Illustration: Gabriella Turrisi/Axios
A federal appeals court partially blocked a Texas judge's decision halting the FDA's approval of the widely used abortion pill mifepristone in a decision late Wednesday.
The big picture: The 2-1 ruling by a three-judge panel on the conservative-leaning court means that, for now, mifepristone is still available in the U.S., but with several strict limitations.
- The Biden administration and the drug's manufacturer could appeal to the Supreme Court to have the lower court's ruling fully overturned.
- Mifepristone is part of a two-drug regimen used in medication abortion, which now accounts for 53% of abortions in the U.S., according to the Guttmacher Institute, a research organization that supports abortion rights.
Details: The New Orleans-based 5th U.S. Circuit Court of Appeals granted the Biden administration's request to hold part of the Texas judge's order blocking the Food and Drug Administration's approval of the pill, pending the outcome of the lawsuit challenging the FDA on this authority, which has been in place since 2000.
- However, changes the FDA made in 2016 lifting certain restrictions on mifepristone are now suspended under the appeals court ruling, so requirements that existed prior to that return — such as requiring the supervision of a qualified physician to obtain the pill.

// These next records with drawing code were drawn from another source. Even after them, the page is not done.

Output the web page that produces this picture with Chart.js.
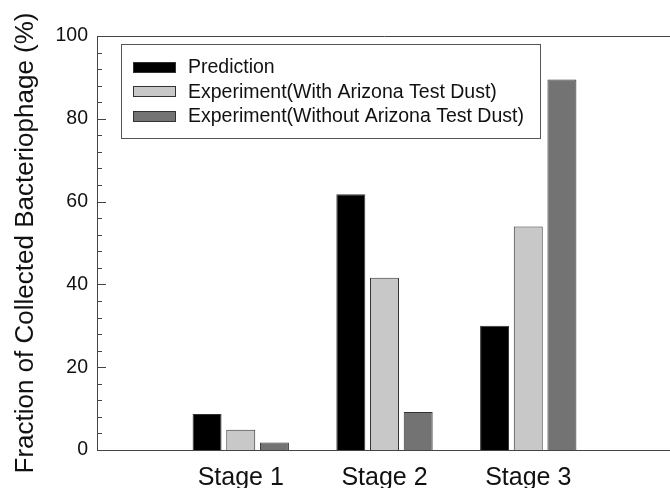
<!DOCTYPE html>
<html><head><meta charset="utf-8">
<script src="https://cdn.jsdelivr.net/npm/chart.js@4.4.0/dist/chart.umd.min.js"></script>
<style>
html,body{margin:0;padding:0;background:#fff;overflow:hidden;width:670px;height:488px}
#wrap{position:relative;width:690px;height:488px}
</style></head>
<body><div id="wrap"><canvas id="c"></canvas></div>
<script>
const categories = ['', 'Stage 1', 'Stage 2', 'Stage 3', ''];
const seriesNames = ['Prediction', 'Experiment(With Arizona Test Dust)', 'Experiment(Without Arizona Test Dust)'];
const prediction = [null, 8.7, 61.8, 30.0, null];
const withDust = [null, 4.9, 41.6, 54.0, null];
const withoutDust = [null, 1.8, 9.2, 89.5, null];
const seriesColors = ['#000000', '#c8c8c8', '#737373'];
const yMajorTicks = [0, 20, 40, 60, 80, 100];
const yMinorStep = 4;
const yTitle = 'Fraction of Collected Bacteriophage (%)';
const FONT = "'Liberation Sans', Arial, sans-serif";

const framePlugin = {
  id: 'frame',
  afterDraw(chart) {
    const ctx = chart.ctx, a = chart.chartArea, y = chart.scales.y;
    ctx.save();
    ctx.strokeStyle = '#444';
    ctx.lineWidth = 1;
    ctx.beginPath();
    ctx.moveTo(a.left, Math.round(a.top) + 0.5);
    ctx.lineTo(a.right, Math.round(a.top) + 0.5);
    for (let v = 0; v <= 100; v += yMinorStep) {
      const p = Math.round(y.getPixelForValue(v)) + 0.5;
      const len = yMajorTicks.includes(v) ? 9 : 5;
      ctx.moveTo(a.left, p);
      ctx.lineTo(a.left + len, p);
    }
    ctx.stroke();
    // legend box
    const bx = 121, by = 44, bw = 419, bh = 94;
    ctx.fillStyle = '#fff';
    ctx.fillRect(bx, by, bw, bh);
    ctx.strokeStyle = '#555';
    ctx.strokeRect(bx + 0.5, by + 0.5, bw, bh);
    const rows = [67, 91.5, 116];
    chart.data.datasets.forEach((ds, i) => {
      const cy = rows[i];
      ctx.fillStyle = ds.backgroundColor;
      ctx.fillRect(133, Math.round(cy - 5.5), 43, 11);
      ctx.strokeStyle = '#333';
      ctx.strokeRect(133.5, Math.round(cy - 5.5) + 0.5, 42, 10);
      ctx.fillStyle = '#111';
      ctx.font = '19.5px ' + FONT;
      ctx.textBaseline = 'middle';
      ctx.textAlign = 'left';
      ctx.fillText(ds.label, 188, cy + 1);
    });
    ctx.restore();
  }
};

new Chart(document.getElementById('c'), {
  type: 'bar',
  data: {
    labels: categories,
    datasets: [
      { label: seriesNames[0], data: prediction, backgroundColor: seriesColors[0] },
      { label: seriesNames[1], data: withDust, backgroundColor: seriesColors[1] },
      { label: seriesNames[2], data: withoutDust, backgroundColor: seriesColors[2] }
    ].map(d => Object.assign(d, { borderColor: '#333', borderWidth: 1, categoryPercentage: 0.703, barPercentage: 0.86 }))
  },
  options: {
    responsive: true,
    maintainAspectRatio: false,
    animation: false,
    layout: { padding: { top: 36, right: 18, left: 0, bottom: 0 } },
    plugins: { legend: { display: false }, tooltip: { enabled: false } },
    scales: {
      x: {
        type: 'category',
        offset: false,
        grid: { display: false, drawTicks: false },
        border: { display: true, color: '#444', width: 1 },
        ticks: { font: { size: 25, family: FONT }, color: '#111', padding: 13, autoSkip: false, maxRotation: 0 },
        afterFit(s) { s.height = 38; }
      },
      y: {
        min: 0, max: 100,
        grid: { display: false, drawTicks: false },
        border: { display: true, color: '#444', width: 1 },
        ticks: { stepSize: 20, padding: 9, font: { size: 19.5, family: FONT }, color: '#111' },
        title: { display: true, text: yTitle, font: { size: 26, family: FONT }, color: '#111', padding: { top: 10, bottom: 0 } },
        afterFit(s) { s.width = 97; }
      }
    }
  },
  plugins: [framePlugin]
});
</script>
</body></html>
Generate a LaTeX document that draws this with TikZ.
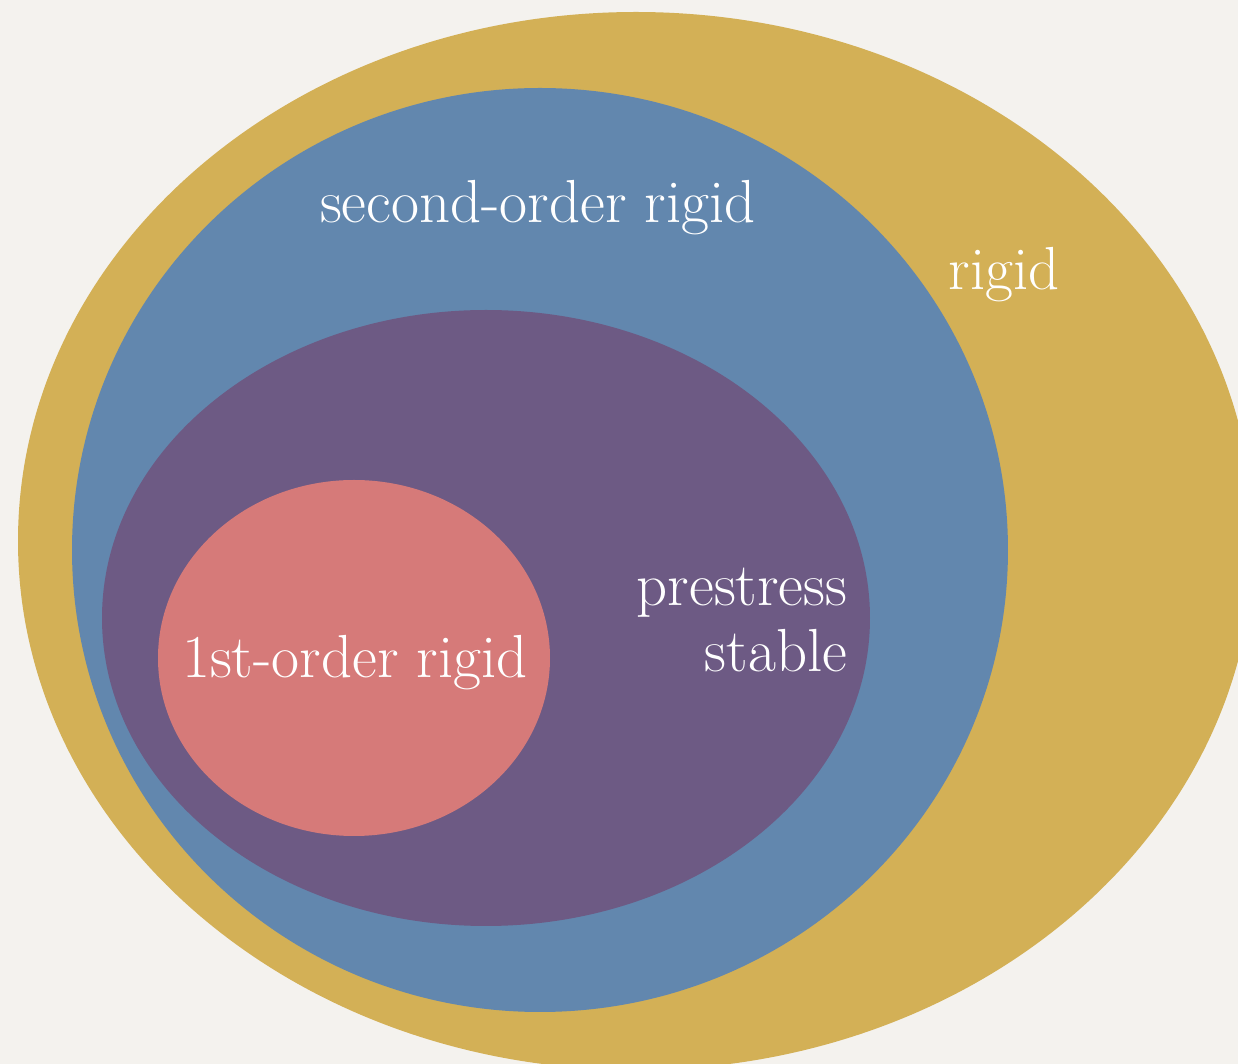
\documentclass[tikz,border=0pt]{standalone}
\usepackage{xcolor}

\definecolor{paper}{HTML}{F4F2EE}
\definecolor{gold}{HTML}{D3B056}
\definecolor{slate}{HTML}{6287AE}
\definecolor{plum}{HTML}{6D5A84}
\definecolor{rose}{HTML}{D67A79}

\begin{document}
\begin{tikzpicture}[x=0.01cm,y=-0.01cm,
    lbl/.style={text=white,inner sep=0pt,font=\fontsize{17.3}{19}\selectfont}]
    \useasboundingbox (0,0) rectangle (1238,1064);
    \clip (0,0) rectangle (1238,1064);
    \fill[paper] (0,0) rectangle (1238,1064);

    \fill[gold] (636,541) ellipse [x radius=618, y radius=529];
    \fill[slate] (540,550) ellipse [x radius=468, y radius=462];
    \fill[plum] (486,618) ellipse [x radius=384, y radius=308];
    \fill[rose] (354,658) ellipse [x radius=196, y radius=178];

    \node[lbl,anchor=base] (second) at (538,223) {second-order rigid};
    \node[lbl,anchor=base] (rigid) at (1004,290) {rigid};
    \node[lbl,anchor=base east,align=right] (prestress) at (848,672) {prestress\\stable};
    \node[lbl,anchor=base] (first) at (355,678) {1st-order rigid};
\end{tikzpicture}
\end{document}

- The judges also suspended the FDA's 2021 approval for the pills to be sent by mail.
Catch up fast: U.S. District Court Judge Matthew Kacsmaryk last week stayed the FDA's approval of mifepristone, in a widely criticized decision that used anti-abortion rhetoric to argue that medication abortion has a "negative impact" and that the agency's safety data on the pill is "potentially misleading."
- The Justice Department quickly appealed, calling Kacsmaryk's order "extraordinary and unprecedented."
- The Texas judge, the DOJ argued, "upended decades of reliance by blocking the FDA's approval of mifepristone … based on the court's own misguided assessment of the drug's safety."
By the numbers: Overall, 53% of U.S. adults say medication abortion should be legal in their state compared to 22% who say it should be illegal, according to a Pew Research Center survey conducted before the rulings were issued.